## START Listed records

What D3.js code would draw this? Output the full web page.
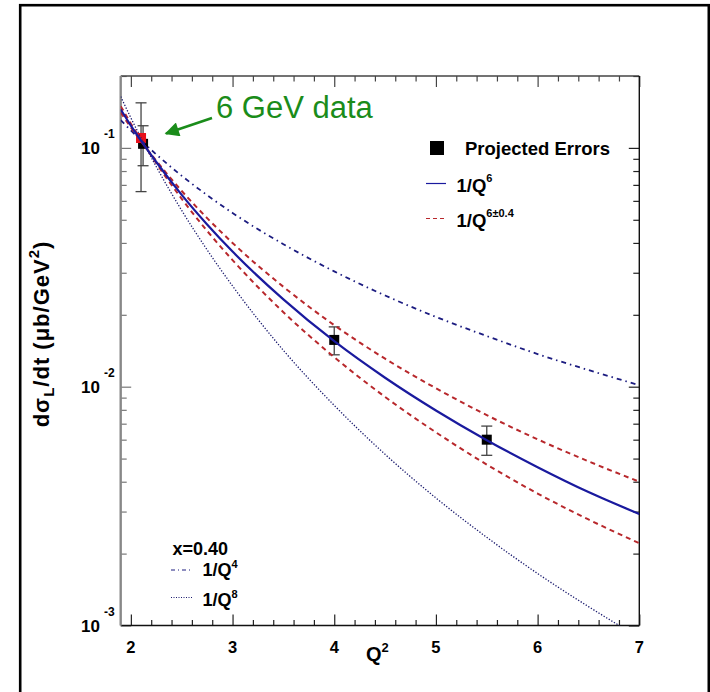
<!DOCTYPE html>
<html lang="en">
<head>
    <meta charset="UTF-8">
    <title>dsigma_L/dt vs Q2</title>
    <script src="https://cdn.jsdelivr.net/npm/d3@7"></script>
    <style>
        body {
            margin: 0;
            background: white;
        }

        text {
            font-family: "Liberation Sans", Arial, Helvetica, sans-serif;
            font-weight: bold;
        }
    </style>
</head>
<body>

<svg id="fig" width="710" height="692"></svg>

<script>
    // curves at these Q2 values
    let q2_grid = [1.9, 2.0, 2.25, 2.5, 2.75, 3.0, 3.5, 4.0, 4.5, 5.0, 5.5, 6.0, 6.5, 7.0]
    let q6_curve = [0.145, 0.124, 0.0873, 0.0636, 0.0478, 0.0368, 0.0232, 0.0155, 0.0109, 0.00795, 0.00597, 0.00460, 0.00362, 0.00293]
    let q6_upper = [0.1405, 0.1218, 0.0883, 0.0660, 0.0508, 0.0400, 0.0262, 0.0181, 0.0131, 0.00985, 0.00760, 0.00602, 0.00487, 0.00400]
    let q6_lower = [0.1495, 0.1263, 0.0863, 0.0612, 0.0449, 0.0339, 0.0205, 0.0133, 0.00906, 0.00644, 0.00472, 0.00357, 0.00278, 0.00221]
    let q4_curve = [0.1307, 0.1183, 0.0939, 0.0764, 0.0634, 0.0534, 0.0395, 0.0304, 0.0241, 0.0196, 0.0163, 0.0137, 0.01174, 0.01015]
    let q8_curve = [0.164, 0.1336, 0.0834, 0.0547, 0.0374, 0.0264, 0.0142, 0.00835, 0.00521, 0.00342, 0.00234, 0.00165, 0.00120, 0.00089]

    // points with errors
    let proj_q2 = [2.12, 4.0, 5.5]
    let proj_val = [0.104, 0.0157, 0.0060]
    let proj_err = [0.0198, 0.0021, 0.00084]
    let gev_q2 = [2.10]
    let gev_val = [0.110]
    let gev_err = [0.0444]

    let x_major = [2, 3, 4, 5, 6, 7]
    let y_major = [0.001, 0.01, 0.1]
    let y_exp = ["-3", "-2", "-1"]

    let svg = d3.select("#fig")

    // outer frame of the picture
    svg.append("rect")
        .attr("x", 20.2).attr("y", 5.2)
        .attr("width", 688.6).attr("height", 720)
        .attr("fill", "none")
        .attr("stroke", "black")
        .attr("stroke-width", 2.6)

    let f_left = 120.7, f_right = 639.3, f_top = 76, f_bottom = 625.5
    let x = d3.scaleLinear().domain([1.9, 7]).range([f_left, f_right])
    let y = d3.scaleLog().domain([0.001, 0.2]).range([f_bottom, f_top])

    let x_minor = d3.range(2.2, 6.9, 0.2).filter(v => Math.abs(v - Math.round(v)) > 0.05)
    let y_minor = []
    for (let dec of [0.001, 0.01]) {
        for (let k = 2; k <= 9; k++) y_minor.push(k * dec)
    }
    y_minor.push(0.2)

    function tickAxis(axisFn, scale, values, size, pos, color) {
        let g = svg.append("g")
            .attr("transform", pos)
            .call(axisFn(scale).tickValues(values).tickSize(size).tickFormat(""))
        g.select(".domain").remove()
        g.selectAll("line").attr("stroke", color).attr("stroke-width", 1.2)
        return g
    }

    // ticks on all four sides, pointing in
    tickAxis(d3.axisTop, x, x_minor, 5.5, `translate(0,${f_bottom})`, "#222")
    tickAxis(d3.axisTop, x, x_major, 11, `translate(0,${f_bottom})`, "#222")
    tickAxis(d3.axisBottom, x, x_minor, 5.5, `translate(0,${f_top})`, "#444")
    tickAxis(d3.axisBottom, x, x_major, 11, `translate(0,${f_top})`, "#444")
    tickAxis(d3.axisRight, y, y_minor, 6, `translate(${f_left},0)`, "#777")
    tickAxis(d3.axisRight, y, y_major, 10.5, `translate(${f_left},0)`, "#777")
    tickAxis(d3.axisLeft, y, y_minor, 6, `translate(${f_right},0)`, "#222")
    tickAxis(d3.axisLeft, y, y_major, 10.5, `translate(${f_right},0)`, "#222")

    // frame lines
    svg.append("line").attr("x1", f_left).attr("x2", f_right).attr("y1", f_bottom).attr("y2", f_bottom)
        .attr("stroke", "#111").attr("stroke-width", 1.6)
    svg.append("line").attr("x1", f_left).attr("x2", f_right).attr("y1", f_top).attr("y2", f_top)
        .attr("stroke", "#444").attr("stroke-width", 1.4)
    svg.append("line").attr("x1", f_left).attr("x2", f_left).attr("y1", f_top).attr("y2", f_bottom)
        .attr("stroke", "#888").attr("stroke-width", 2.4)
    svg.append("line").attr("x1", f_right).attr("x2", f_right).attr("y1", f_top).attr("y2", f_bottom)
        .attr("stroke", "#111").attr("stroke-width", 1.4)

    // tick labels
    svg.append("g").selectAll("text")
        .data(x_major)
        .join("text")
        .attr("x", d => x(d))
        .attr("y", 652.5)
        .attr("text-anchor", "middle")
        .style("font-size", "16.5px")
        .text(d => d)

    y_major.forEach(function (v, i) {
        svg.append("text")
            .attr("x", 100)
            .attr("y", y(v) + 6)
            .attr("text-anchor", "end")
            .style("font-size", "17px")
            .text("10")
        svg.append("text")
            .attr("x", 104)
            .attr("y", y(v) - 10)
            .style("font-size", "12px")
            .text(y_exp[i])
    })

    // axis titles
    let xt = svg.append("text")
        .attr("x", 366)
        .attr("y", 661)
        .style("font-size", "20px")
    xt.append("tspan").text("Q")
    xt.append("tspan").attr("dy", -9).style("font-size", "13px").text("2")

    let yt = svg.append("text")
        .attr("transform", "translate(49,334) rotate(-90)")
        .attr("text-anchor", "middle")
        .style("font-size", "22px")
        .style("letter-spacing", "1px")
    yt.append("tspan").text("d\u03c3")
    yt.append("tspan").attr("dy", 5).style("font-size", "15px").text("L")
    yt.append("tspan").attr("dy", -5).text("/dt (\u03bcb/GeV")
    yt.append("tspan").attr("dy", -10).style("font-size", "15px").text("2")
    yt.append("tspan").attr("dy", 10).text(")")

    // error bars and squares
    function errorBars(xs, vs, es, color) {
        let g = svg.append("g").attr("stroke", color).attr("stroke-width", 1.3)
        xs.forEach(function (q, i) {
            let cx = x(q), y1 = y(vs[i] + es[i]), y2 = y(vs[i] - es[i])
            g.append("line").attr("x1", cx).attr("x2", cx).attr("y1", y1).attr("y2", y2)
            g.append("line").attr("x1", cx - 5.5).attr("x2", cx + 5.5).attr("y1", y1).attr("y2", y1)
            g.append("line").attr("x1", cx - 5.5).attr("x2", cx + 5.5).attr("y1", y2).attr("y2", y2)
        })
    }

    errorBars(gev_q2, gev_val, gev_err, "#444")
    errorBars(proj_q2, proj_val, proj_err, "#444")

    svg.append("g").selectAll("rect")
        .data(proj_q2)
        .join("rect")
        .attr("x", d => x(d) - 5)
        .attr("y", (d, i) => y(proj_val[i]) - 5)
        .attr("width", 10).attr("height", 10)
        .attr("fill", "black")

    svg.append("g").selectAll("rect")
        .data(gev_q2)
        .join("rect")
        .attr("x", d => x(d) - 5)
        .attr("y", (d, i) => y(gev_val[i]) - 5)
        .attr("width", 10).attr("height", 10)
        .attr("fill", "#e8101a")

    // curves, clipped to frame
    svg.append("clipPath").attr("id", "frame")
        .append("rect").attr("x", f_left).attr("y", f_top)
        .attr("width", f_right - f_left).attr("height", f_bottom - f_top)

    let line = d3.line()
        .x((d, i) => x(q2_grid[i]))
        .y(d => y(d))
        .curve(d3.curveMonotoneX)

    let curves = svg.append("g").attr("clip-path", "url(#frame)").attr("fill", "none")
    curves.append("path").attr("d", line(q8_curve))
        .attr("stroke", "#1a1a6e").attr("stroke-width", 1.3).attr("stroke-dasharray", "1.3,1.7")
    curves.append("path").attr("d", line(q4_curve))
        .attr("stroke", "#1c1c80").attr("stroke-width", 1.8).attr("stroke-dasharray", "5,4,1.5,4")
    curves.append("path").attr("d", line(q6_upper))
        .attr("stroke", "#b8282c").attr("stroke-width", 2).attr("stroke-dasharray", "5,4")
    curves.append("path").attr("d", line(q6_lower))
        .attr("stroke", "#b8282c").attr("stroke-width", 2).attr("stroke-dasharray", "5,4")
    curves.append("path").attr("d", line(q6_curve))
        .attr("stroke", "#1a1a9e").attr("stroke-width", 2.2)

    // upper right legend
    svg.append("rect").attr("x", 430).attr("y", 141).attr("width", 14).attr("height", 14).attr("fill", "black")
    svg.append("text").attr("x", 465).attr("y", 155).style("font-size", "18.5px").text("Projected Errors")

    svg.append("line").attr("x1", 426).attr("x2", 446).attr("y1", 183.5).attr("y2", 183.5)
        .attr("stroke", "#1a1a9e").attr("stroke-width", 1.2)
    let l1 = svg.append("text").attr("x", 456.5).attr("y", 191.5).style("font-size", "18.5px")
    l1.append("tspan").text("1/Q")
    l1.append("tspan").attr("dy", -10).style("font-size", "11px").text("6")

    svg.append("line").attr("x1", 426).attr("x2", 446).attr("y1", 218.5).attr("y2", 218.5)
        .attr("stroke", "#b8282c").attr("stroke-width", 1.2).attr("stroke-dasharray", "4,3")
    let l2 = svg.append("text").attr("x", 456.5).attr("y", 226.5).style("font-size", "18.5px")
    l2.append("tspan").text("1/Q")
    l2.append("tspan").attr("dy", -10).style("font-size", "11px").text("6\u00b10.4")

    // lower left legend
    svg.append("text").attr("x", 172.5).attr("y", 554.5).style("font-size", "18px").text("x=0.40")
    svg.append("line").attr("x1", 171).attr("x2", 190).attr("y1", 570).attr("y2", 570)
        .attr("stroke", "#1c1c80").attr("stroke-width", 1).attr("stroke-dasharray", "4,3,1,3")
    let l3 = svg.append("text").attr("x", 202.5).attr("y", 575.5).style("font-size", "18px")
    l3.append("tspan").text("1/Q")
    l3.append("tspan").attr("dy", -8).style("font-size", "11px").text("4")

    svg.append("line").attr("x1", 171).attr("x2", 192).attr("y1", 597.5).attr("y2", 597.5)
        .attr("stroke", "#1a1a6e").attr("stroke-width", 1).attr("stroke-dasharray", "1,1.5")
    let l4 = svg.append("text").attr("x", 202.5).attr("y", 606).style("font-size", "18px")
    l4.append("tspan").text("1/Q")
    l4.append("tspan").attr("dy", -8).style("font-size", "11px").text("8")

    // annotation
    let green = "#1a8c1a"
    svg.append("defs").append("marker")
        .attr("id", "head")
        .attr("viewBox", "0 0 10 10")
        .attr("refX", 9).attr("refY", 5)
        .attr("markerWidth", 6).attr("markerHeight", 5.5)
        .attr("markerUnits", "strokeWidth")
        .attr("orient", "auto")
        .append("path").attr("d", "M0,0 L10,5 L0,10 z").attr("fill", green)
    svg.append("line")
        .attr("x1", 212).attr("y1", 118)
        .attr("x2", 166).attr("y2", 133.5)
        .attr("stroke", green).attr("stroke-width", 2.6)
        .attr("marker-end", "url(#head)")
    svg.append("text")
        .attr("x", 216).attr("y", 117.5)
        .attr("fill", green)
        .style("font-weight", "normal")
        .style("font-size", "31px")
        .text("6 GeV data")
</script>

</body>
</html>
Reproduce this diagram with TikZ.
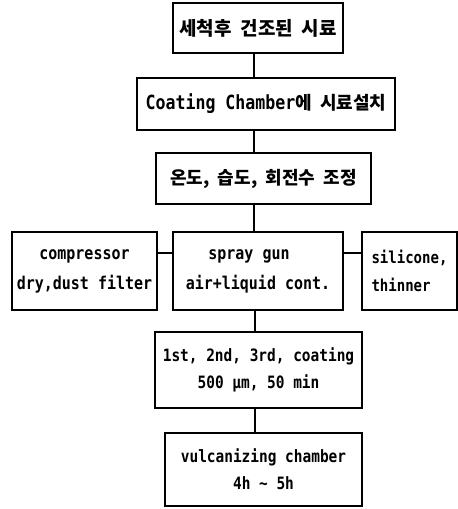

## END Listed records

→ **To be done**
Above are several records. Count the lines among them that contain "with" and give only the total.

→ **Output of the exercise**
2